Corrían entonces los tiempos más duros de la crisis económica iniciada con la pasada década de los noventa, cuando no pocas cubanas, ante dificultades con el transporte, carencia de recursos y cierre de empleos, retornaron al hogar. Otras emigraron de sus puestos a otros con mayor remuneración, como estrategia propia ante la crisis.
Con algún que otro altibajo en sus contrataciones, Varela optó por no retornar a las aulas, de maestra, cuando pudo hacerlo, hace tres años. “Me mantuve limpiando, porque al final podía reunir más dinero para los gastos de mi familia y los arreglos de mi vivienda. Hace tres años estoy estable en una casa a donde voy todos los días, de lunes a viernes, y me pagan al mes 40.00 pesos convertibles (960 pesos cubanos, equivalentes a cerca de 50 dólares al cambio oficial)”.
Poco más de un millón de cubanas se dedican hoy, en cuerpo y alma, a las labores de su casa, la mayoría de ellas con 45 y más años de edad, según estimados no oficiales. A ese grupo habría que sumar las que trabajan fuera y luego, cuando llegan a sus viviendas, tienen que encargarse de casi todas las tareas domésticas.
De acuerdo con el último Censo de Población y Viviendas, de 2002, el 97 por ciento de las personas que declararon dedicarse a los quehaceres domésticos fueron mujeres.
En total sumaron un millón 884.332 mayores de 15 años, de las cuales cerca del 21 por ciento superaban el nivel medio y el superior de educación.
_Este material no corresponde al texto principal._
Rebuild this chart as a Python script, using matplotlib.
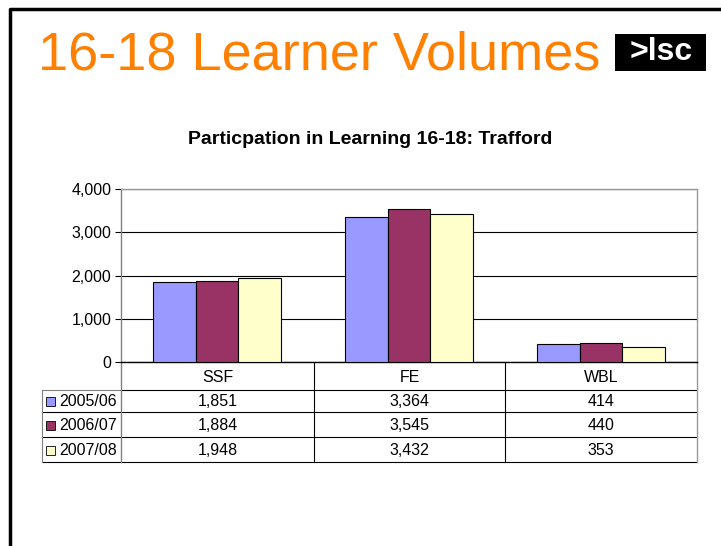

En tanto, los varones dedicados a las tareas domésticas sumaron 56.700.
Con una población de 11,2 millones de habitantes, Cuba tiene una relación de masculinidad de tres varones por cada mujer y una tasa de fecundidad de 1,63, entre las más bajas de América Latina y el Caribe, de acuerdo con los últimos datos emitidos por la Oficina Nacional de Estadísticas.
La esperanza de vida de las cubanas es superior a la de los hombres y ellas los aventajan también con el 66,2 por ciento de los puestos como profesionales y técnicas y el 63,6 por ciento de las graduadas universitarias.
Sin embargo, el mundo de las mal llamadas “reinas del hogar” parece inamovible. Sin suficiente reconocimiento social y ninguna compensación económica, ellas se encargan de sostener y reproducir las fuerzas y energías de la sociedad, desde el ámbito de la familia.
A eso habría que añadir el daño que provoca la sobrecarga doméstica en la salud femenina, un aspecto también poco visible ni reconocido, y que “incrementa sustantivamente el estrés que sufren las mujeres más que los hombres”, señala Artiles a SEMlac.
Ese efecto se basa en la forma en que se desempeñan hombres y mujeres. “Ellos tienden a distribuir el tiempo de forma compartida; es decir, hacen una tarea y, terminada esta, comienzan la siguiente. Las mujeres no: al mismo tiempo lavan, cocinan, atienden a los demás y hacen otras cosas”, explica la especialista.